The remanded question ordered by the panel of Circuit Judges Richard Wesley, Debra Ann Livingston and Susan Carney Wednesday is the latest chapter in a suit brought by small businesses challenging General Business Law Sec. 518 on First Amendment grounds. The law is intended to protect consumers against unseen costs associated with using credit cards.

Yet the reality of the law, according to the original plaintiffs, is one that revolves around the language businesses use to advertise different prices for cash and credit card purchases. The law makes it a crime to “impose a surcharge” on a credit card user. When the Second Circuit first reviewed the dispute, it initially rejected the plaintiffs’ arguments on First Amendment grounds, finding the statute regulated conduct, not speech.

The U.S. Supreme Court disagreed and in March vacated and remanded the case back to the appellate court for reconsideration on First Amendment grounds. The appellate court was tasked with examining two key commercial speech tests for Sec. 518’s constitutionality. The first comes from the Supreme Court’s 1980 ruling in Central Hudson Gas & Electric Corp. v. Public Service Commission of New York, which dealt with what constitutes the valid regulation of commercial speech. The second under the 1985 decision in Zauderer v. Office of Disciplinary Counsel of Supreme Court of Ohio that deals with what the government is allowed to require in terms of disclosure.

The former provides for a more-exacting standard than the latter.
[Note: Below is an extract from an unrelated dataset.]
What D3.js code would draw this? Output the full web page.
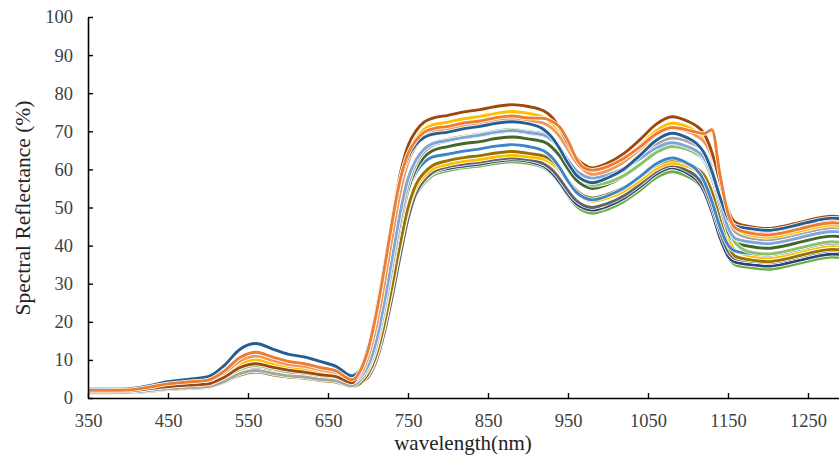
<!DOCTYPE html>
<html lang="en">
<head>
<meta charset="utf-8">
<title>Spectral reflectance</title>
<script src="https://d3js.org/d3.v7.min.js"></script>
<style>
  body { margin: 0; background: #fff; }
  svg text { font-family: "Liberation Serif", "Times New Roman", serif; }
</style>
</head>
<body>
<svg id="chart" width="839" height="457"></svg>
<script>
// wavelengths (nm)
var wavelengths = [350,375,400,425,450,475,500,520,540,560,580,600,620,640,660,680,
  690,700,710,720,730,740,750,760,770,780,800,820,840,860,880,900,920,
  930,940,950,960,970,980,1000,1020,1040,1060,1080,1100,
  1110,1120,1130,1140,1150,1160,1180,1200,1220,1240,1260,1280,1300];

// reflectance (%) per sample, one array per curve
var green = [1.3,1.3,1.4,1.8,2.3,2.6,2.8,4.2,6.2,7.0,6.3,5.6,5.3,4.7,4.3,3.0,
  3.8,5.6,9.9,17.4,27.0,37.5,47.1,53.3,56.4,58.3,59.7,60.5,60.9,61.6,62.0,61.6,60.4,
  58.8,56.2,53.1,50.5,49.0,48.5,49.6,51.6,54.5,57.8,59.4,58.1,
  56.8,54.3,49.2,42.6,37.1,34.9,34.2,33.8,34.4,35.4,36.4,37.0,36.6];
var navy = [1.5,1.5,1.6,2.0,2.6,2.9,3.3,4.8,7.1,8.0,7.2,6.4,6.1,5.4,4.9,3.5,
  4.4,6.0,10.6,18.4,28.3,38.9,48.3,54.1,57.1,58.9,60.2,60.9,61.4,62.1,62.5,62.1,60.8,
  59.1,56.5,53.5,51.1,49.8,49.3,50.4,52.4,55.4,58.7,60.4,58.9,
  57.4,54.3,48.8,42.1,37.3,35.6,35.0,34.6,35.2,36.2,37.2,37.8,37.4];
var darkGray = [1.4,1.4,1.5,1.9,2.4,2.7,3.0,4.5,6.6,7.5,6.8,6.0,5.7,5.1,4.6,3.3,
  4.1,5.4,9.6,16.8,26.3,37.0,47.0,53.7,57.1,59.1,60.7,61.4,61.9,62.6,63.0,62.6,61.4,
  59.9,57.4,54.4,51.9,50.5,50.0,51.1,53.1,56.1,59.4,61.0,59.6,
  58.2,55.4,50.2,43.6,38.5,36.5,35.9,35.5,36.1,37.1,38.1,38.7,38.3];
var gold2 = [1.5,1.5,1.6,2.1,2.7,3.1,3.5,5.2,7.8,8.8,7.9,7.0,6.6,5.9,5.4,3.8,
  4.8,6.1,10.8,18.7,28.8,39.6,49.2,55.2,58.2,60.0,61.3,62.1,62.6,63.3,63.7,63.3,62.6,
  61.5,59.5,56.7,54.1,52.4,51.6,52.5,54.3,57.1,60.1,61.6,60.7,
  59.8,58.2,54.5,48.5,42.1,38.6,37.2,36.8,37.4,38.4,39.4,40.0,39.6];
var olive = [1.3,1.3,1.4,1.7,2.2,2.5,2.8,4.1,6.0,6.8,6.1,5.5,5.2,4.6,4.2,3.0,
  3.8,6.2,11.0,19.0,29.2,40.2,49.9,56.0,59.1,60.9,62.3,63.1,63.6,64.3,64.7,64.2,63.5,
  62.3,60.1,57.1,54.6,53.1,52.5,53.5,55.3,58.0,61.0,62.5,61.4,
  60.4,58.5,54.0,47.0,40.1,37.1,36.2,35.8,36.4,37.4,38.4,39.0,38.6];
var blue = [2.0,2.0,2.1,2.6,3.3,3.7,4.1,5.9,8.7,9.8,8.9,7.9,7.5,6.7,6.1,4.4,
  5.5,8.0,14.0,23.3,34.6,45.9,54.5,59.2,61.8,63.2,64.0,64.8,65.4,66.1,66.5,66.0,64.8,
  63.1,60.3,56.9,54.1,52.6,52.0,53.1,55.1,58.1,61.4,63.0,61.5,
  60.1,57.0,51.5,44.9,40.2,38.5,37.9,37.5,38.1,39.1,40.1,40.7,40.3];
var darkGreen = [1.6,1.6,1.7,2.3,3.1,3.6,4.0,6.1,9.3,10.5,9.4,8.4,7.8,6.9,6.1,4.0,
  5.0,7.4,13.0,22.1,33.3,44.9,54.5,60.1,63.2,64.8,66.0,66.8,67.3,68.1,68.5,68.0,67.2,
  65.8,63.4,60.1,57.3,55.7,55.0,56.1,58.2,61.2,64.6,66.3,65.2,
  64.1,62.3,57.7,50.6,43.6,40.7,39.7,39.3,39.9,40.9,41.9,42.5,42.1];
var lightGreen = [1.6,1.6,1.7,2.2,2.8,3.1,3.5,5.1,7.5,8.5,7.7,6.8,6.4,5.7,5.1,3.5,
  4.7,7.9,14.1,23.7,35.5,47.4,57.0,62.3,65.3,66.8,67.9,68.7,69.3,70.1,70.5,70.0,69.4,
  68.1,65.9,62.6,59.3,57.0,55.8,56.6,58.4,61.3,64.4,66.0,65.2,
  64.2,62.6,58.9,52.6,45.2,40.5,38.2,37.8,38.4,39.4,40.4,41.0,40.6];
var gray = [1.4,1.4,1.5,1.9,2.4,2.7,3.0,4.3,6.4,7.2,6.5,5.8,5.5,4.9,4.5,3.2,
  4.5,7.6,13.3,22.5,34.0,45.9,55.7,61.5,64.5,66.2,67.4,68.3,68.8,69.6,70.0,69.5,68.8,
  67.6,65.4,62.3,59.4,57.5,56.6,57.7,59.8,62.9,66.4,68.2,67.3,
  66.3,64.6,60.6,54.1,47.2,43.4,41.9,41.5,42.1,43.1,44.1,44.7,44.3];
var lightBlue = [1.8,1.8,1.9,2.4,3.1,3.5,3.9,5.7,8.4,9.5,8.6,7.7,7.2,6.4,5.9,4.2,
  5.3,8.4,14.7,24.6,36.5,48.4,57.6,62.5,65.3,66.7,67.6,68.4,69.0,69.8,70.2,69.7,69.0,
  67.7,65.5,62.5,59.8,58.3,57.7,58.6,60.3,62.8,65.6,67.0,65.9,
  64.9,63.0,58.5,51.6,44.7,41.8,40.9,40.5,41.1,42.1,43.1,43.7,43.3];
var gold = [1.9,1.9,2.0,2.5,3.3,3.7,4.1,5.9,8.9,10.0,9.0,8.1,7.6,6.8,6.1,4.3,
  6.5,11.4,20.0,31.4,44.2,56.1,64.1,68.1,70.5,71.6,72.4,73.3,73.9,74.7,75.2,74.7,73.6,
  72.0,69.0,65.2,61.8,59.8,59.0,60.3,62.7,66.2,70.1,72.1,71.1,
  69.9,68.0,63.5,56.3,48.5,44.4,42.6,42.2,42.8,43.8,44.8,45.4,45.0];
var peach = [1.9,1.9,2.0,2.6,3.4,3.9,4.4,6.5,9.7,11.0,9.9,8.8,8.3,7.4,6.6,4.5,
  6.0,10.6,18.5,29.4,41.9,53.7,61.9,66.1,68.6,69.7,70.6,71.5,72.1,72.9,73.3,72.8,72.1,
  70.8,68.5,65.2,61.9,59.8,58.7,59.7,62.0,65.3,69.0,70.8,69.9,
  68.9,67.3,63.4,57.0,49.8,45.6,43.7,43.3,43.9,44.9,45.9,46.5,46.1];
var brown = [1.8,1.8,1.9,2.4,3.0,3.4,3.7,5.4,8.0,9.0,8.1,7.3,6.8,6.1,5.6,4.0,
  6.9,12.3,21.6,33.5,46.6,58.5,66.2,70.1,72.4,73.4,74.2,75.1,75.7,76.5,77.0,76.5,75.3,
  73.7,70.7,66.7,63.2,61.2,60.4,61.7,64.2,67.8,71.8,73.8,72.6,
  71.5,69.4,64.4,56.8,49.2,46.0,44.9,44.5,45.1,46.1,47.1,47.7,47.3];
var steel = [2.3,2.3,2.4,3.2,4.3,4.9,5.6,8.5,12.8,14.3,12.9,11.5,10.8,9.6,8.3,5.8,
  7.4,13.1,22.3,34.0,46.3,56.8,63.2,66.6,68.4,69.2,69.8,70.7,71.3,72.1,72.5,72.0,70.4,
  68.4,65.3,61.6,58.6,57.1,56.5,57.8,60.1,63.7,67.6,69.5,68.2,
  66.9,64.4,59.4,52.7,47.2,45.1,44.4,44.0,44.6,45.6,46.6,47.2,46.8];
var orange = [2.0,2.0,2.1,2.8,3.7,4.2,4.7,7.0,10.6,12.0,10.8,9.6,9.0,8.0,7.1,4.8,
  7.0,12.6,21.8,33.4,46.0,57.1,64.1,67.6,69.7,70.6,71.3,72.2,72.7,73.6,74.0,73.5,73.4,
  72.6,71.0,67.5,63.0,60.4,59.8,60.8,62.9,65.9,69.3,71.0,70.3,
  69.8,69.4,70.4,58.5,48.5,44.5,43.2,42.8,43.4,44.4,45.4,46.0,45.6];

var series = [green, navy, darkGray, gold2, olive, blue, darkGreen, lightGreen,
  gray, lightBlue, gold, peach, brown, steel, orange];
var colors = ["#70AD47", "#264478", "#636363", "#FFC000", "#997300", "#3D85C6", "#43682B", "#8CC168",
  "#A5A5A5", "#7EA6DB", "#FFC000", "#F1975A", "#9E480E", "#255E91", "#ED7D31"];

var xTicks = d3.range(350, 1251, 100);
var yTicks = d3.range(0, 101, 10);

var svg = d3.select("#chart");

var x = d3.scaleLinear().domain([350, 1300]).range([88, 848]);
var y = d3.scaleLinear().domain([0, 100]).range([398, 17]);

var line = d3.line()
    .curve(d3.curveMonotoneX)
    .x(function(d, i) { return x(wavelengths[i]); })
    .y(function(d) { return y(d); });

var lines = svg.append("g");
series.forEach(function(s, i) {
  lines.append("path")
      .datum(s)
      .attr("d", line)
      .attr("fill", "none")
      .attr("stroke", "#fff")
      .attr("stroke-width", 4.4)
      .attr("stroke-linejoin", "round");
  lines.append("path")
      .datum(s)
      .attr("d", line)
      .attr("fill", "none")
      .attr("stroke", colors[i])
      .attr("stroke-width", 2.9)
      .attr("stroke-linejoin", "round");
});

var xAxis = svg.append("g")
    .attr("transform", "translate(0,398)")
    .call(d3.axisBottom(x).tickValues(xTicks).tickFormat(d3.format("d"))
      .tickSizeInner(-5).tickSizeOuter(0).tickPadding(16));
var yAxis = svg.append("g")
    .attr("transform", "translate(88,0)")
    .call(d3.axisLeft(y).tickValues(yTicks).tickFormat(d3.format("d"))
      .tickSizeInner(-5).tickSizeOuter(0).tickPadding(15));

[xAxis, yAxis].forEach(function(g) {
  g.select(".domain").attr("stroke", "#000").attr("stroke-width", 1.6);
  g.selectAll(".tick line").attr("stroke", "#000").attr("stroke-width", 1.4);
  g.selectAll(".tick text")
      .attr("fill", "#404040")
      .style("font-size", "18.5px")
      .style("font-family", "'Liberation Serif', 'Times New Roman', serif");
});

svg.append("text")
    .attr("x", 463)
    .attr("y", 450)
    .attr("text-anchor", "middle")
    .attr("fill", "#222")
    .style("font-size", "21px")
    .text("wavelength(nm)");

svg.append("text")
    .attr("transform", "translate(30,208) rotate(-90)")
    .attr("text-anchor", "middle")
    .attr("fill", "#222")
    .style("font-size", "21.5px")
    .text("Spectral Reflectance (%)");
</script>
</body>
</html>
But either way, the panel found it can’t reach a decision without getting more clarity from the state’s top court.

“[B]ecause the question whether to apply Central Hudson’s test or Zauderer’s turns in part on a functional analysis of Section 518, the First Amendment inquiry in this case properly begins by accounting for the way the statute operates in practice,” the panel wrote.

The panel said it expected Zauderer to hold, if the statute is interpreted functionally to force disclosure of the credit-card price but provides the merchant the freedom to convey this information in a way of the merchant’s choosing—like showing the cost difference between cash or credit. However, “if the statutory prohibition sweeps much more broadly, then Central Hudson might apply.”

“At the very least, without some clarification of Section 518’s scope from the Court of Appeals, and in the absence of some other way to identify the actual scope of Section 518’s rule, it is not clear that we can even decide the basic question of which standard of review—Central Hudson or Zauderer—properly applies,” the panel said.

So far there has been “a dearth of case law” dealing with Sec. 518, the panel noted. Absent Court of Appeals or any real weighing-in by the state court system, the panel said it was unable to make any predictions, and since the Supreme Court has warned against vacating state law without the state’s top jurists weighing in, the Court of Appeals is required to weigh in.

The suit is Expressions Hair Design v. Schneiderman 13-4533. Gupta Wessler name attorney Deepak Gupta and his firm represent the Expressions plaintiffs. He could not be reached for comment.

Senior Assistant Solicitor General Judith Vale handled the appellate case on behalf of New York state. A spokeswoman for Attorney General Eric Schneiderman’s office could not be reached for comment.